The curator Zmijewski says this of Duty and Rebellion...
...Grzegorz Kowalski and Maryla Sitkowska mounted [an exhibition title] on the centenary of the Academy of Fine Arts in Warsaw: Duty and Rebellion. Even though the exhibition concerned the academy as an institution, its title was indicative of a split present within art. A split that allows art to „work for” the state and the national economy, to serve society as a shaper of environments, producer of visual information systems, designer of interiors and industrial goods, in short – to do its duty. On the other hand, art is kept from lapsing into dependence on the authorities by its rebelliousness, because it insistently challenges the taboo, nurtures dreams, proliferates freedom, and produces social knowledge, (art can be said to be an open university of knowledge). Art constantly offers and denies its services to the powers that be. In doing its duty it usually does not cross a certain line marked out by shame.

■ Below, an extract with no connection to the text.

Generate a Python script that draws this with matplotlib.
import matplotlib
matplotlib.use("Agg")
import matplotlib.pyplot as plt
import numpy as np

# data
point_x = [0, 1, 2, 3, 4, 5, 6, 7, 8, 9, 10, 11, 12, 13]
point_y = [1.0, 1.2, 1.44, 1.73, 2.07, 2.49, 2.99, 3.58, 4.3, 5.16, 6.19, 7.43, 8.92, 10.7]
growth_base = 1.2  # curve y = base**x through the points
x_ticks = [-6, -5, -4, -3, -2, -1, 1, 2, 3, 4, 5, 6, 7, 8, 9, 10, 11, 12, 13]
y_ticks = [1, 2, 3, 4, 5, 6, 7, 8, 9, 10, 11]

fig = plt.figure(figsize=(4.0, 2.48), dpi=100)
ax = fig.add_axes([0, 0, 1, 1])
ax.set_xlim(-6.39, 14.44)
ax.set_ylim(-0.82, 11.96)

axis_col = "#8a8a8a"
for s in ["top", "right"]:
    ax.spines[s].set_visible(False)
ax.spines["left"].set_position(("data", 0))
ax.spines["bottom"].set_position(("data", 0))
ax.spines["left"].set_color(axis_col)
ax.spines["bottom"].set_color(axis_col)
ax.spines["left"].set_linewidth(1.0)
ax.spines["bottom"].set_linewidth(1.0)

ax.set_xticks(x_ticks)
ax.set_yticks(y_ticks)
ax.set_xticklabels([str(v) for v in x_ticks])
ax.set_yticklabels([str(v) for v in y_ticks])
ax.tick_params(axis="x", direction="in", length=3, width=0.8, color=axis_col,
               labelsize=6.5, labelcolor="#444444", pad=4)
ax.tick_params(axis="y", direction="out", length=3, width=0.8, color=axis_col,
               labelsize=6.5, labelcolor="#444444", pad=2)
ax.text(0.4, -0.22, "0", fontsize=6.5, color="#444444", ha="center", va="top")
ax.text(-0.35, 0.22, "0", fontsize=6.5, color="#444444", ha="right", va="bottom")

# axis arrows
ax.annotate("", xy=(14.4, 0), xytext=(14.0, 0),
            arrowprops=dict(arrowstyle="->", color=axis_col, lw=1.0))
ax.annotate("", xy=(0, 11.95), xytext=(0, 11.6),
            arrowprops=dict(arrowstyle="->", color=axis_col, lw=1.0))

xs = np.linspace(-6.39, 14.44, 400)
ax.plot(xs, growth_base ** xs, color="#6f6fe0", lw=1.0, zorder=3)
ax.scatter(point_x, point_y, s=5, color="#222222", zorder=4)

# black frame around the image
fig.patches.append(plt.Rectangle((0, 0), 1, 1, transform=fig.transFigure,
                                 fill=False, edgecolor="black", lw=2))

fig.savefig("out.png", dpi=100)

It really falls in line with many of my conversations; the perceived back and forth seesawing of our activities as artists. On one hand, I have to eat and if I have an inkling of what might sell, or my work is received well in a certain gallery or market-driven space, than I should probably pursue it to continue making and doing what I love. On the other hand, I want to make challenging expressions that are not bound to the restrictions of the white cube. Ideas that ride on the fringe of art and its overlaps with other fields like science, music, and philosophy. Maybe collaboration or collective expression is a goal of this direction, but the main issue is that making work about experience alone is something that isn't going to pay my bills or allow for me to continue making things. I have to then spend more time hustling at a job to support this need to create outside of a commercial art system. With less energy, output is down, thus the quantities of ideas will be less explored, or the monumental scales that I crave to achieve will not be brought to fruition.

I've realized that over time, it's not pertinent to continue on in this direction unless one has a job that can truly support the luxury of non-commercial creation. I see it as a task of making what one wants to make, sellable or not, and being organized in finding the way to doing it sustainably. Art is a business after all.